Yale University Press, 2007.

Shortlisted for the ‘Theatre Book Prize’, 2008, Spectacular Flirtations explores representations of the actress in artistic and theatrical culture of the late 18th and early 19th centuries in Britain. Focusing on the close relationship between the dramatic and visual arts, the author explores popular ideas of the actress as coquette, ‘whore’, celebrity, muse and creative agent, charting her important symbolic role in contemporary attempts to professionalise both the theatre and the practice of fine art. It is one of the first books to use visual imagery, especially painted and graphic portraits, as a primary source for the study of femininity in 18th-century theatrical culture.

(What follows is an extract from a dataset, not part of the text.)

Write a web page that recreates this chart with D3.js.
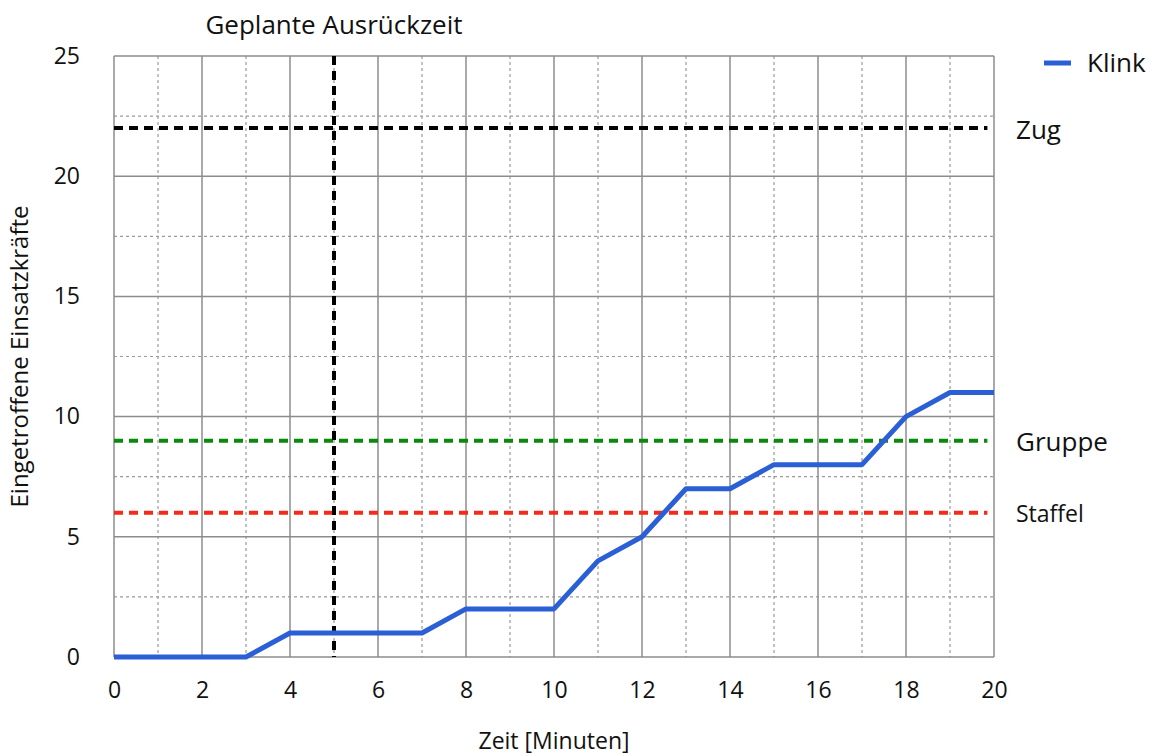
<!DOCTYPE html>
<html>
<head>
<meta charset="utf-8">
<script src="https://cdn.jsdelivr.net/npm/d3@7"></script>
<style>
  body { margin: 0; background: #fff; }
  text { font-family: "Open Sans", sans-serif; fill: #111; }
</style>
</head>
<body>
<svg id="chart" width="1154" height="756"></svg>
<script>
// data
const minutes = [0,1,2,3,4,5,6,7,8,9,10,11,12,13,14,15,16,17,18,19,20]
const klink   = [0,0,0,0,1,1,1,1,2,2,2,4,5,7,7,8,8,8,10,11,11]
const thresholds = [
  { name: "Zug", value: 22, color: "#000000", size: 26 },
  { name: "Gruppe", value: 9, color: "#0a8a0a", size: 26 },
  { name: "Staffel", value: 6, color: "#f52a1a", size: 23 }
]
const plannedTime = 5
const xTicks = [0,2,4,6,8,10,12,14,16,18,20]
const yTicks = [0,5,10,15,20,25]

const width = 1154, height = 756
const margin = { top: 56, right: 160, bottom: 99, left: 114 }
const chartWidth = width - margin.left - margin.right
const chartHeight = height - margin.top - margin.bottom

const x = d3.scaleLinear().domain([0, 20]).range([0, chartWidth])
const y = d3.scaleLinear().domain([0, 25]).range([chartHeight, 0])

const svg = d3.select("#chart").append("g")
  .attr("transform", `translate(${margin.left},${margin.top})`)

// minor grid
const grid = svg.append("g").attr("id", "grid")
grid.selectAll(".vminor")
  .data(d3.range(1, 20, 2))
  .join("line")
  .attr("x1", d => x(d)).attr("x2", d => x(d))
  .attr("y1", 0).attr("y2", chartHeight)
  .attr("stroke", "#9a9a9a").attr("stroke-width", 1.2)
  .attr("stroke-dasharray", "3,3")
grid.selectAll(".hminor")
  .data([2.5, 7.5, 12.5, 17.5, 22.5])
  .join("line")
  .attr("x1", 0).attr("x2", chartWidth)
  .attr("y1", d => y(d)).attr("y2", d => y(d))
  .attr("stroke", "#9a9a9a").attr("stroke-width", 1.2)
  .attr("stroke-dasharray", "3,3")

// major grid
grid.append("g").selectAll("line")
  .data(xTicks)
  .join("line")
  .attr("x1", d => x(d)).attr("x2", d => x(d))
  .attr("y1", 0).attr("y2", chartHeight)
  .attr("stroke", "#8c8c8c").attr("stroke-width", 1.5)
grid.append("g").selectAll("line")
  .data(yTicks)
  .join("line")
  .attr("x1", 0).attr("x2", chartWidth)
  .attr("y1", d => y(d)).attr("y2", d => y(d))
  .attr("stroke", "#8c8c8c").attr("stroke-width", 1.5)

// axes
const xAxis = d3.axisBottom(x).tickValues(xTicks).tickSize(0).tickPadding(25)
const yAxis = d3.axisLeft(y).tickValues(yTicks).tickSize(0).tickPadding(34)
svg.append("g").attr("transform", `translate(0,${chartHeight})`).call(xAxis)
  .call(g => g.select(".domain").remove())
  .call(g => g.selectAll("text").attr("font-size", 23).attr("fill", "#111").attr("font-family", "Open Sans"))
svg.append("g").call(yAxis)
  .call(g => g.select(".domain").remove())
  .call(g => g.selectAll("text").attr("font-size", 23).attr("fill", "#111").attr("font-family", "Open Sans"))

svg.append("text")
  .attr("x", chartWidth / 2).attr("y", chartHeight + 92)
  .attr("text-anchor", "middle").attr("font-size", 23)
  .text("Zeit [Minuten]")
svg.append("text")
  .attr("transform", `translate(${-86},${chartHeight / 2}) rotate(-90)`)
  .attr("text-anchor", "middle").attr("font-size", 24)
  .text("Eingetroffene Einsatzkräfte")

// threshold lines
const thr = svg.append("g").attr("id", "thresholds")
thr.selectAll("line")
  .data(thresholds)
  .join("line")
  .attr("x1", 0).attr("x2", x(19.85))
  .attr("y1", d => y(d.value)).attr("y2", d => y(d.value))
  .attr("stroke", d => d.color).attr("stroke-width", 4)
  .attr("stroke-dasharray", "9,6")
thr.selectAll("text")
  .data(thresholds)
  .join("text")
  .attr("x", chartWidth + 22).attr("y", d => y(d.value))
  .attr("dy", "0.4em")
  .attr("font-size", d => d.size)
  .text(d => d.name)

// planned time
svg.append("line")
  .attr("x1", x(plannedTime)).attr("x2", x(plannedTime))
  .attr("y1", 0).attr("y2", chartHeight)
  .attr("stroke", "#000").attr("stroke-width", 4)
  .attr("stroke-dasharray", "9,6")
svg.append("text")
  .attr("x", x(plannedTime)).attr("y", -22)
  .attr("text-anchor", "middle").attr("font-size", 26)
  .text("Geplante Ausrückzeit")

// series
const line = d3.line().x((d, i) => x(minutes[i])).y(d => y(d))
svg.append("path")
  .datum(klink)
  .attr("d", line)
  .attr("fill", "none")
  .attr("stroke", "#2a5fd6")
  .attr("stroke-width", 5)
  .attr("stroke-linejoin", "round")

// legend
const legend = d3.select("#chart").append("g")
  .attr("transform", `translate(${width - 110},63)`)
legend.append("line")
  .attr("x1", 0).attr("x2", 27).attr("y1", 0).attr("y2", 0)
  .attr("stroke", "#2a5fd6").attr("stroke-width", 5)
legend.append("text")
  .attr("x", 43).attr("y", 0).attr("dy", "0.35em")
  .attr("font-size", 26)
  .text("Klink")
</script>
</body>
</html>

The book develops new arguments on spectatorship, perceptions of femininity and social and cultural ideas of ‘flirtation’, exploring a theory of ‘flirtation’ as a tool for interpreting visual and written representations of the actress, and the discourse on women performers. Drawing on a wide range of archival, artistic and theatrical sources, Perry argues that a fashionable culture of ‘dressing up’ and flirtatious masquerade, performed through public drama, concerts, amateur theatricals and painted portraits, provided late 18th-century actresses with many possibilities for unconventional role-playing, both on and off stage.